Os autores da lei insistem que não querem criar uma questão religiosa e se trata de actos meramente civis. Não julgamos intenções. Mas a verdade é que as coisas não são assim rudimentares. Ao desprezar a natureza desprezam a Criação, o nome cristão da natureza, como ensina o Papa na encíclica «Verdade na Caridade». Desse modo, o desprezo da sexualidade é um desvio do plano do Criador. Como escreveu há anos um teólogo, a homossexualidade impediria a Encarnação do Filho de Deus.
Politicamente, a sexualidade insere-se na ecologia geral do universo, não se podendo defender uma parte a desprezar a outra.
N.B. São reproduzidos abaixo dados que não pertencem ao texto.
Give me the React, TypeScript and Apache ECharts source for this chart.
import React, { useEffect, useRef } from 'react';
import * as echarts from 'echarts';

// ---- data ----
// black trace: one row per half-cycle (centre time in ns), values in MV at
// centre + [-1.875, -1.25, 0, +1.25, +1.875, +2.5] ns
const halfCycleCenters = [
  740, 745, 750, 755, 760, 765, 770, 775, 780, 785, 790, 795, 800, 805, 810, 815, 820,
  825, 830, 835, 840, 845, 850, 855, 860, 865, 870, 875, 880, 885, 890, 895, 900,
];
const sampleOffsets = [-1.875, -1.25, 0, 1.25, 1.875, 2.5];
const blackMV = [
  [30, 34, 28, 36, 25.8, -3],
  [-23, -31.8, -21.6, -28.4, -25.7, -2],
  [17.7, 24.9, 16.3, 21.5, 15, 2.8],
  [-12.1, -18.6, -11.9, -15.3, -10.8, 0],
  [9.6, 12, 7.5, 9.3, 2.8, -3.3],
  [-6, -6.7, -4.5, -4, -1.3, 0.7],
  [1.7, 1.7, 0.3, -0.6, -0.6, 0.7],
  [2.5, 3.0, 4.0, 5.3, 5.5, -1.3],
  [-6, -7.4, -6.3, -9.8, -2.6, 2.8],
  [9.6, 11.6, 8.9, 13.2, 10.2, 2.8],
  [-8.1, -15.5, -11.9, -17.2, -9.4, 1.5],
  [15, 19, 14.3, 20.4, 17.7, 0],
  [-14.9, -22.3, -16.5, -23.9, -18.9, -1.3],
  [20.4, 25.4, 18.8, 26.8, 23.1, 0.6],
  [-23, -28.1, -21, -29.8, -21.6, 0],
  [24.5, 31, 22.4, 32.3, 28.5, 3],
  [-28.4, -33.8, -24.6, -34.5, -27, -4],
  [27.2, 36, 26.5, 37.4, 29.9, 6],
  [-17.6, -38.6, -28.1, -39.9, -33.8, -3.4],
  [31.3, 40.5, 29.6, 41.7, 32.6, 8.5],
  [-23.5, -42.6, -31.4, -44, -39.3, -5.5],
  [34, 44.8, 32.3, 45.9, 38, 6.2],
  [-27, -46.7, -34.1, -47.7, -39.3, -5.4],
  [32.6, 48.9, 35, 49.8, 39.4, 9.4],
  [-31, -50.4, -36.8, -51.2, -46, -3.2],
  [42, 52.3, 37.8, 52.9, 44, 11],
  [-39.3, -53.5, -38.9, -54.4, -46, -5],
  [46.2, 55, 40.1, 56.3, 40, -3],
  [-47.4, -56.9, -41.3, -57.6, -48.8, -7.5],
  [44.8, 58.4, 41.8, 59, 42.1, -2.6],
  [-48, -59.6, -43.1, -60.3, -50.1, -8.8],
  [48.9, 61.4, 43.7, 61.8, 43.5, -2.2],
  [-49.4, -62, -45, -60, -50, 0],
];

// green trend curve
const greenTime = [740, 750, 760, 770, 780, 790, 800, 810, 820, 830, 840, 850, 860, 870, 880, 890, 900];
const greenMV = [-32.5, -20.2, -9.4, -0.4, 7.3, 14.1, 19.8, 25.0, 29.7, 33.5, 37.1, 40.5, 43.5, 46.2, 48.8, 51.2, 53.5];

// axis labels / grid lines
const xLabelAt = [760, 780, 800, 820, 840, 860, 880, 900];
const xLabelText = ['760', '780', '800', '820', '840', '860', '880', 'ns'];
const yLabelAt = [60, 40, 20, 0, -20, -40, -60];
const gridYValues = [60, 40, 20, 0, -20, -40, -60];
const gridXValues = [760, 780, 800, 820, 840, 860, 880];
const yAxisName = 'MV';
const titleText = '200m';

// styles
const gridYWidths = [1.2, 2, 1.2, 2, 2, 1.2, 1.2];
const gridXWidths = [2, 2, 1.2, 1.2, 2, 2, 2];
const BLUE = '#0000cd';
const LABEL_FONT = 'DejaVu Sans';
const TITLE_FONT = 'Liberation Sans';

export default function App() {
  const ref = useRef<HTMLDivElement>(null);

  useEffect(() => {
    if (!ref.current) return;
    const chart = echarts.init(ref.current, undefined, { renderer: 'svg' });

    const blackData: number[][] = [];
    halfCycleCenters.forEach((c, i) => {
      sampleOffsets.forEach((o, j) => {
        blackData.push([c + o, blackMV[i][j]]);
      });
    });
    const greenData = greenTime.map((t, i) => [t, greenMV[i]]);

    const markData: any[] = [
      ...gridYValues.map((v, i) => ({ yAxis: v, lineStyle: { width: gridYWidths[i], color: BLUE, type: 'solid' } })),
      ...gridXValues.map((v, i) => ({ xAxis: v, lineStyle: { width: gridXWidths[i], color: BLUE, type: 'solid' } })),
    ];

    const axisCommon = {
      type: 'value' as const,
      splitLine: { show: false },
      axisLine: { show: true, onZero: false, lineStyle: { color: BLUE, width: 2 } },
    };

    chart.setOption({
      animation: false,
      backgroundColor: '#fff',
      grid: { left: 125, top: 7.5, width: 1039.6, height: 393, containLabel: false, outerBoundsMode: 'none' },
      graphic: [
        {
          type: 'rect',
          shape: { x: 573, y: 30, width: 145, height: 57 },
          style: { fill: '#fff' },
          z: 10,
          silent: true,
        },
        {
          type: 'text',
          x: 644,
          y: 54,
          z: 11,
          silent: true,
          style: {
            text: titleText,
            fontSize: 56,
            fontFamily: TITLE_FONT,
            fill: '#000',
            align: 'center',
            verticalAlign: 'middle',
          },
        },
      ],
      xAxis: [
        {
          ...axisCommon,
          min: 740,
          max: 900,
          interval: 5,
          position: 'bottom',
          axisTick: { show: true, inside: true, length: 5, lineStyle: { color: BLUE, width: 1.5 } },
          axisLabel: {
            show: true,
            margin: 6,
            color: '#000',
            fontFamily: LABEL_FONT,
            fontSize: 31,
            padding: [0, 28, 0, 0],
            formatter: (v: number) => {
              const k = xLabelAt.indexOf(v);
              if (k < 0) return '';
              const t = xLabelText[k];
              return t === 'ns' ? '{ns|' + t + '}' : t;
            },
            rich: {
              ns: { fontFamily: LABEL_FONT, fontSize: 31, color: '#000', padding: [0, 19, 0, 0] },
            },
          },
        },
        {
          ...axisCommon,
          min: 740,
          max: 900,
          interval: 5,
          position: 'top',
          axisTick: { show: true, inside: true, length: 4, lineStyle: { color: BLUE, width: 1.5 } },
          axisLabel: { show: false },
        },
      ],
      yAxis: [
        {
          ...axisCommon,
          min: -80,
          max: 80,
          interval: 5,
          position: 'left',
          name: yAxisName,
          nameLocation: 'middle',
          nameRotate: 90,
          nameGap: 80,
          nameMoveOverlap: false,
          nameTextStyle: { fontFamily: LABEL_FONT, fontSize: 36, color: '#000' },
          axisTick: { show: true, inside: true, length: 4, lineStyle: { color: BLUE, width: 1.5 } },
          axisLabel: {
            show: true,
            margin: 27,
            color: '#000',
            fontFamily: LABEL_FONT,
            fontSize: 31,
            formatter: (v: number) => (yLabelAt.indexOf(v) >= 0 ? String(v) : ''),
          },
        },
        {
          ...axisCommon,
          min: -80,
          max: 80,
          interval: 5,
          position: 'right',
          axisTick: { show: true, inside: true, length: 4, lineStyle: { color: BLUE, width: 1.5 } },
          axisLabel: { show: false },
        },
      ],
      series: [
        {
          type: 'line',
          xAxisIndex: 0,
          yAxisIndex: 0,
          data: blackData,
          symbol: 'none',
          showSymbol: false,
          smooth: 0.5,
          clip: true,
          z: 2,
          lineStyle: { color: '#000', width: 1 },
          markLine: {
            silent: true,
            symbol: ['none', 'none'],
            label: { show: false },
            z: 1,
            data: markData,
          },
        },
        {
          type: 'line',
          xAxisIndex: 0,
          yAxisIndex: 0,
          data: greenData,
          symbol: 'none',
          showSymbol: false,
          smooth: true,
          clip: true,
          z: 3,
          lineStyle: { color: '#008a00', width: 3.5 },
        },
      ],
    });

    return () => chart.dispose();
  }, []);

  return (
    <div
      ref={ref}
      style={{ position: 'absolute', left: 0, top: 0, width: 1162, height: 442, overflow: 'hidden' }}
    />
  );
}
Ora grande parte por grupos que em Copenhaga lutavam pelo respeito pelas outras realidades naturais (a água, os rios, as florestas, a despoluição do ar) são os mesmos que no caso do casamento desprezam as leis naturais, desrespeitam a vida humana antes de nascer e cultivam o comércio de embriões humanos. Isto basta para se compreender que espírito preside a tais legislações.
Em várias notas pastorais os bispos advertimos os cidadãos, e nomeadamente os cristãos, que, ao votarem, não se fixassem unicamente nos aspectos económicos mas atendessem aos aspectos relacionados com a família. Os eleitores menosprezaram essa advertência, os candidatos desses partidos calaram tais assuntos durante a campanha eleitoral (quem diz que falou disso está a mentir) e agora invocam a sua legitimidade política! Os eleitores devem examinar o seu comportamento.